お子さんを持つ方なら一度は観たことがあると思われる「おさるのジョージ」と「きかんしゃトーマスとなかまたち(以下、「きかんしゃトーマス」)。どちらもNHK Eテレで放映され、子どもたちに絶大な人気を誇るアニメです。我が家はテレビをつけるとこのどちらかの録画を延々と観続けることとなります。
両方ともいい内容で面白いのですが、覚えるくらい繰り返し観ると大人はさすがに退屈(こどもは飽きないですね)。なのでちょっと視点を変えてみましょう。
同じ英語圏ですが、ジョージはアメリカ育ち、トーマスはイギリス。実はそれぞれに国際色がくっきり現れているんです。見飽きたアニメもちょっとは楽しめるかも?
ジョージはアメリカ育ち、トーマスはイギリス生まれ
有名な作品ですので詳細な説明は省きますが、両者とも原作は絵本。おさるのジョージの原作者はドイツ生まれのユダヤ人で、戦火を逃れて自由の国アメリカにやってきました。きかんしゃトーマスの原作者はイギリスのキリスト教聖職者です。
ジョージもトーマスもともに好奇心旺盛で元気な主人公ですが、それぞれが毎回、アメリカらしさ、イギリスらしさをかいま見せてくれます。
ジョージは創意工夫が得意
おさるのジョージは番組前半、たいていとんでもないいたずらをやらかします。そして自業自得のピンチ状態に。さあどうするかというと、ほとんどの場合彼が「自力で」困難を突破します。いたずらを悔いたり、誰かをただ頼ったりすることはまずありません(協力を依頼することはあります)。彼が知力でピンチを乗り越える様は大人も思わず感心するほど。
「自力」と「創意工夫」。アメリカで最も尊重されるものです。
トーマスは堅実・忠実がモットー
トーマスも好奇心旺盛ですが、なにせ機関車。レールを踏み外すことは許されていないので、あまりに突飛な行動はできません。また彼の使命は「役立つこと」。生き物ではないので仕方ない点もありますが、使命に忠実であることが最も重視され、ミッションをつつがなく終えると賞賛を受けるのです。

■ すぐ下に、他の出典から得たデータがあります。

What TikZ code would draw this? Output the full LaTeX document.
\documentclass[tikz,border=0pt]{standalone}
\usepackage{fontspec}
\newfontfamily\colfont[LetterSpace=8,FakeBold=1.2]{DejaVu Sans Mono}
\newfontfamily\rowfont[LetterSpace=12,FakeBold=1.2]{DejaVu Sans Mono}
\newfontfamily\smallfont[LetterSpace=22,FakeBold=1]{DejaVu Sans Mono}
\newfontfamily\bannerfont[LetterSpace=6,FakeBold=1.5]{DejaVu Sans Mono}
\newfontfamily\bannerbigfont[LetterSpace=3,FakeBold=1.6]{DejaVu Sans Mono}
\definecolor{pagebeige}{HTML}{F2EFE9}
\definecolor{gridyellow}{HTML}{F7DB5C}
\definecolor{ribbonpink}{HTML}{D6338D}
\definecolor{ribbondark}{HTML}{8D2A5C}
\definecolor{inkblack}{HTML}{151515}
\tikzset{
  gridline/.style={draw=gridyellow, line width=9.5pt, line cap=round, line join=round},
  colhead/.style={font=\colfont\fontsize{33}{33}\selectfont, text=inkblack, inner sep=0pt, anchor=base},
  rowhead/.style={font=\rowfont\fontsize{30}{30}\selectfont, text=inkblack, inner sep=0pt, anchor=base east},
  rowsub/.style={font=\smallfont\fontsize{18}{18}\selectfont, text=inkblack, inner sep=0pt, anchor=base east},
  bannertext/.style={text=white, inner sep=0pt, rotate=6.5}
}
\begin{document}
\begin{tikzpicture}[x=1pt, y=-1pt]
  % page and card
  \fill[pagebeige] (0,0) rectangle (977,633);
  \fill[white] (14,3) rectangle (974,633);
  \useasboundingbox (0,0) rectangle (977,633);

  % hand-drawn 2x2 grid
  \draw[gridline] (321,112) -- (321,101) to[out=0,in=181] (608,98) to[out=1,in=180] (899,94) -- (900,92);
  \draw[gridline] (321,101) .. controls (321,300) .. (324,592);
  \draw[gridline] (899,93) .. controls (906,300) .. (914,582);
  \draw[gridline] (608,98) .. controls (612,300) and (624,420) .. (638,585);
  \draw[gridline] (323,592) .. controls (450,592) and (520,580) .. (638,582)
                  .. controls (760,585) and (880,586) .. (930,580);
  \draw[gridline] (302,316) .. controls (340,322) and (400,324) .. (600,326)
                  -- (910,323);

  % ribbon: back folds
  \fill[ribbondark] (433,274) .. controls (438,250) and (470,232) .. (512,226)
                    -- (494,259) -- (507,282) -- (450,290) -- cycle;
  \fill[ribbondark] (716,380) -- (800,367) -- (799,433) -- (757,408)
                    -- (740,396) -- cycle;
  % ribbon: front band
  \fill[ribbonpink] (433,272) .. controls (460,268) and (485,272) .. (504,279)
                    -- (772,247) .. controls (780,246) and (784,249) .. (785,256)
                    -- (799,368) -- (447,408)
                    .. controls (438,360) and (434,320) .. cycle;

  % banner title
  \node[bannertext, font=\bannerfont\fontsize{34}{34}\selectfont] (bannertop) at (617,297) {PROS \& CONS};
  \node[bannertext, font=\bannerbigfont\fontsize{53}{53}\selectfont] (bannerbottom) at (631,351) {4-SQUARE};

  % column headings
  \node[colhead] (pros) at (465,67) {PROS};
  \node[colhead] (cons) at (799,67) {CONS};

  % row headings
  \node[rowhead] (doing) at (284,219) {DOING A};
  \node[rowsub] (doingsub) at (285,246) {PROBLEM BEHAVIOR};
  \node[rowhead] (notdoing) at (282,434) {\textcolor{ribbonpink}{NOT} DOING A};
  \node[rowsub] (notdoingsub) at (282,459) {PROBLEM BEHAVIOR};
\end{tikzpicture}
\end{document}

「逸脱しない」「忠実」。イギリスならではのヒーロー信条に感じませんか?
トーマスは古いものを大事にし、ジョージは新しいものを求める
きかんしゃトーマスには、古いスピーカーが捨てられ新製品がつけられたものの調子が悪く、結局スクラップ置き場から古いものを再び持ち帰ってくるという回があります。新しいものが必ずしもいいとは考えられていないようです。

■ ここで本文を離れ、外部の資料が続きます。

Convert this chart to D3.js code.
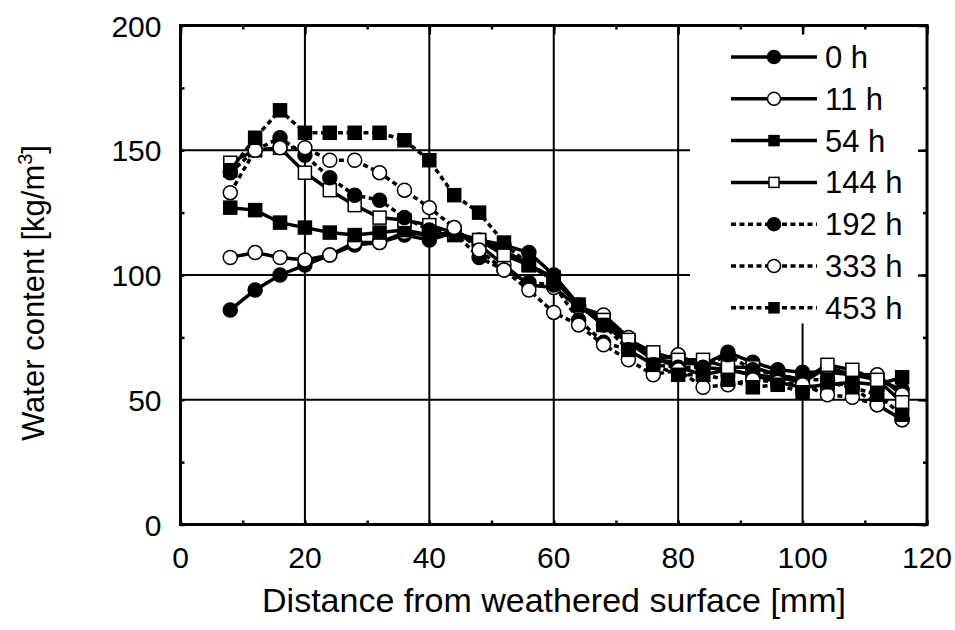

一方、おさるのジョージのおじさんが小さい頃に乗っていた自転車を修理して、ジョージが乗るようになるという回。古い自転車もちゃんと修理され、ジョージもうまく乗りこなせるようになったのに、最後はなんとおじさんが新しい自転車を買ってきてしまうのです! 喜ぶジョージ。
この展開に「え!?」となるのはイギリスと我が日本ではないでしょうか。古いものを大事にする精神はイギリスと日本、似通っている気がします。
きかんしゃトーマスでの権力者は貴族
トーマスを喜ばせ、また励ますのはトップハム・ハット卿。貴族です。その他にもお城在住の貴族などが登場し、トーマスの世界を左右します。